A good lighting plan in an interior is crucial for setting the mood in a home, and so it is strange that the spotlight is shone all too little on its designers. When all is said and done, light is what presents all the elements of a design to best advantage: good lighting can transform even the darkest and bleakest place into a creative space that stimulates the emotions. So good light is more than the sum of a number of lit design fittings. Light should define and back up the use and ambience of every room as naturally as possible, and since few people really understand what lighting is all about, it is advisable to call in experts who know how to convert one’s specific demands and desires into a cohesive ensemble of light and lighting.

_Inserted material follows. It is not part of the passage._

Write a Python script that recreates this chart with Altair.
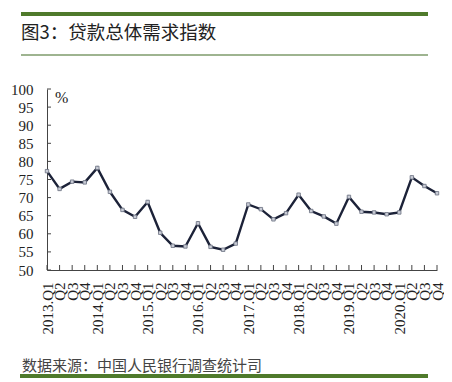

Curtis Liberda, who founded 2clighting inc in 1996, is eager to emphasise the importance of light as a form of essential and elementary art. “A light design starts with an intelligent concept, which brings the lighting artist’s vision to life. That vision is what turns an ordinary interior into something special.” And the designer continued: “There is no standard formula for a good lighting plan. It has to be developed to tie in with the specific project as the design stages of the overall process progress. In that way, decisive factors such as contrast ratio, light output, light colour and control options can be incorporated in the definitive design of the rooms as well as the lighting plan. So a good lighting artist can evoke mood, drama and even spectacle.”

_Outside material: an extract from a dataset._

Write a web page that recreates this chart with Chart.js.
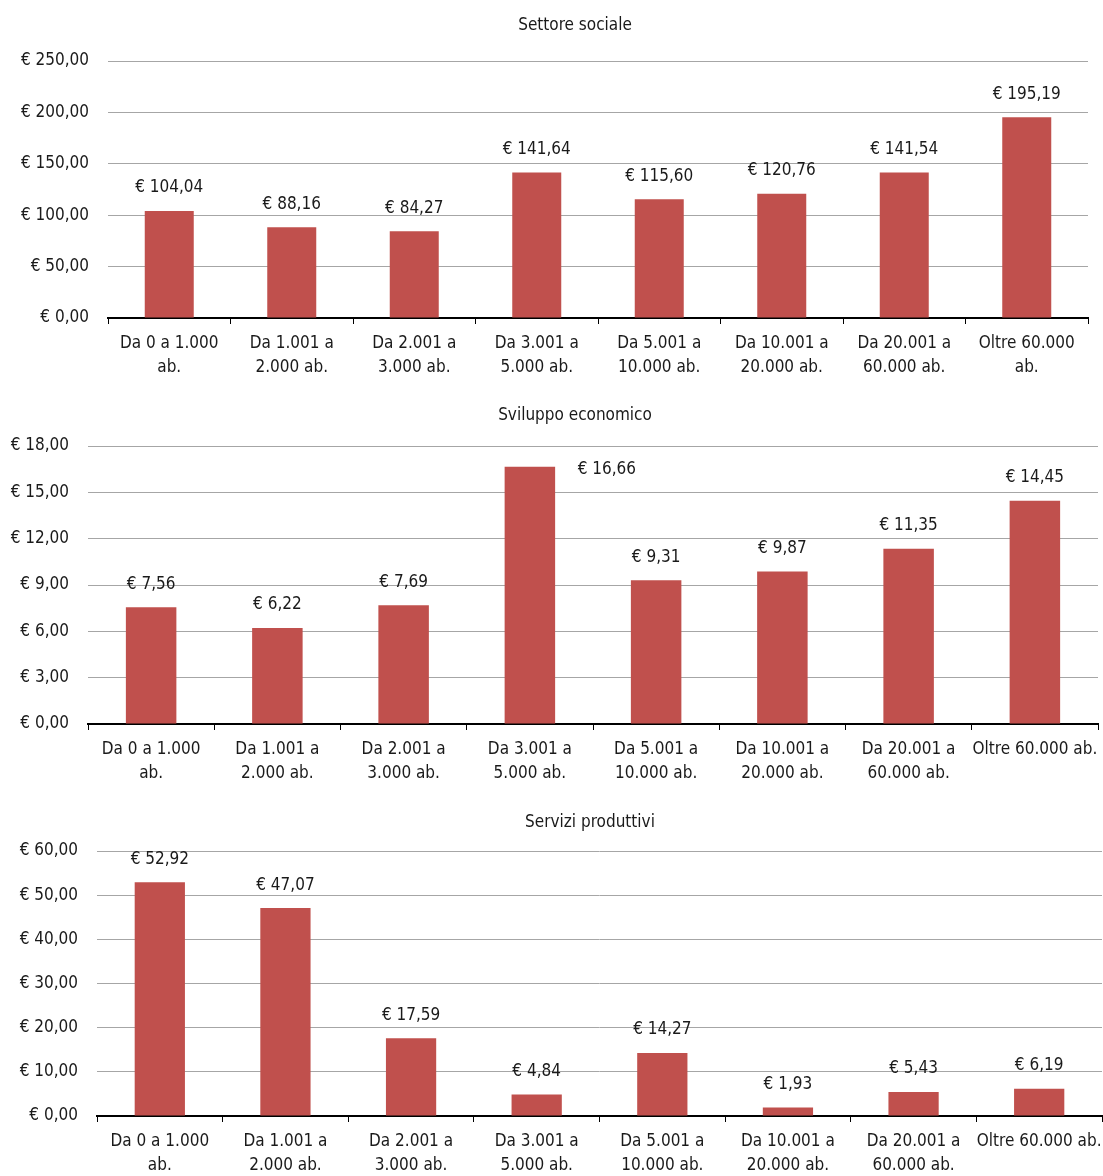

Added to which, today’s light designer has a growing range of technical possibilities with which to create the right home-setting: devices that are now so diminutive that they are easy to install almost everywhere. Obviously that makes for tremendous scope, but technology only operates if it is combined effectively into the project’s design.
Curtis Liberda: “The main prerequisite is that the lighting design be seen as an design element in its own right – and treated as such. It is a form of art that, ultimately, is intended to reinforce architecture in a subtle way.” The outcome of this philosophy can be seen in the accompanying photos, of houses in Dallas and Fort Worth, as well as Aspen (Colorado) in the United States where Liberda creates a seamless transition between artificial and natural light.